--- AVAILABLE DATA ---
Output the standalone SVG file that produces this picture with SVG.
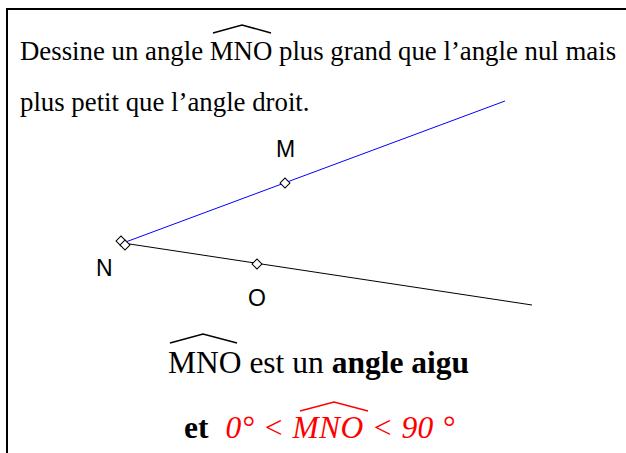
<svg xmlns="http://www.w3.org/2000/svg" width="626" height="453" viewBox="0 0 626 453">
<style>
.t{font-family:"Liberation Serif","Times New Roman",serif;fill:#000}
.lbl{font-family:"Liberation Sans",Arial,sans-serif;font-size:23px;fill:#000}
.hat{fill:none;stroke:#000;stroke-width:1.5}
.mk{fill:#fff;stroke:#000;stroke-width:1}
</style>
<rect x="7" y="9" width="640" height="460" fill="#fff" stroke="#000" stroke-width="2"/>
<text class="t" x="20" y="60" font-size="26.8">Dessine un angle MNO plus grand que l’angle nul mais</text>
<path class="hat" d="M213,33 L242,25 L271,33"/>
<text class="t" x="20" y="111" font-size="26.8">plus petit que l’angle droit.</text>
<g id="connectors">
<line x1="123" y1="243" x2="505" y2="101" stroke="#0000ff" stroke-width="1"/>
<line x1="123" y1="243" x2="532" y2="305" stroke="#000" stroke-width="1"/>
</g>
<g id="N">
<rect class="mk" x="117.5" y="237.5" width="7" height="7" transform="rotate(45 121 241)"/>
<rect class="mk" x="121.5" y="241.5" width="7" height="7" transform="rotate(45 125 245)"/>
<text class="lbl" x="96" y="276">N</text>
</g>
<g id="M">
<rect class="mk" x="281.5" y="179.5" width="7" height="7" transform="rotate(45 285 183)"/>
<text class="lbl" x="276" y="157">M</text>
</g>
<g id="O">
<rect class="mk" x="253.5" y="260.5" width="7" height="7" transform="rotate(45 257 264)"/>
<text class="lbl" x="248" y="306">O</text>
</g>
<text class="t" x="168" y="373" font-size="31.5">MNO est un <tspan font-weight="bold">angle aigu</tspan></text>
<path class="hat" d="M170,343 L203,334 L237,343"/>
<text class="t" x="184" y="438" font-size="31.5"><tspan font-weight="bold">et</tspan><tspan fill="#ff0000" font-style="italic" dx="17" textLength="229">0° &lt; MNO &lt; 90 °</tspan></text>
<path d="M300,411 L334,402 L368,411" fill="none" stroke="#ff0000" stroke-width="1.5"/>
</svg>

--- TASK ---
From the listing, extract all text exactly as given and drop any picture.

--- EXERCISE ANSWER ---
Output the standalone SVG file that produces this picture with SVG.
<svg xmlns="http://www.w3.org/2000/svg" width="626" height="453" viewBox="0 0 626 453">
<style>
.t{font-family:"Liberation Serif","Times New Roman",serif;fill:#000}
.lbl{font-family:"Liberation Sans",Arial,sans-serif;font-size:23px;fill:#000}
.hat{fill:none;stroke:#000;stroke-width:1.5}
.mk{fill:#fff;stroke:#000;stroke-width:1}
</style>
<rect x="7" y="9" width="640" height="460" fill="#fff" stroke="#000" stroke-width="2"/>
<text class="t" x="20" y="60" font-size="26.8">Dessine un angle MNO plus grand que l’angle nul mais</text>
<path class="hat" d="M213,33 L242,25 L271,33"/>
<text class="t" x="20" y="111" font-size="26.8">plus petit que l’angle droit.</text>
<g id="connectors">
<line x1="123" y1="243" x2="505" y2="101" stroke="#0000ff" stroke-width="1"/>
<line x1="123" y1="243" x2="532" y2="305" stroke="#000" stroke-width="1"/>
</g>
<g id="N">
<rect class="mk" x="117.5" y="237.5" width="7" height="7" transform="rotate(45 121 241)"/>
<rect class="mk" x="121.5" y="241.5" width="7" height="7" transform="rotate(45 125 245)"/>
<text class="lbl" x="96" y="276">N</text>
</g>
<g id="M">
<rect class="mk" x="281.5" y="179.5" width="7" height="7" transform="rotate(45 285 183)"/>
<text class="lbl" x="276" y="157">M</text>
</g>
<g id="O">
<rect class="mk" x="253.5" y="260.5" width="7" height="7" transform="rotate(45 257 264)"/>
<text class="lbl" x="248" y="306">O</text>
</g>
<text class="t" x="168" y="373" font-size="31.5">MNO est un <tspan font-weight="bold">angle aigu</tspan></text>
<path class="hat" d="M170,343 L203,334 L237,343"/>
<text class="t" x="184" y="438" font-size="31.5"><tspan font-weight="bold">et</tspan><tspan fill="#ff0000" font-style="italic" dx="17" textLength="229">0° &lt; MNO &lt; 90 °</tspan></text>
<path d="M300,411 L334,402 L368,411" fill="none" stroke="#ff0000" stroke-width="1.5"/>
</svg>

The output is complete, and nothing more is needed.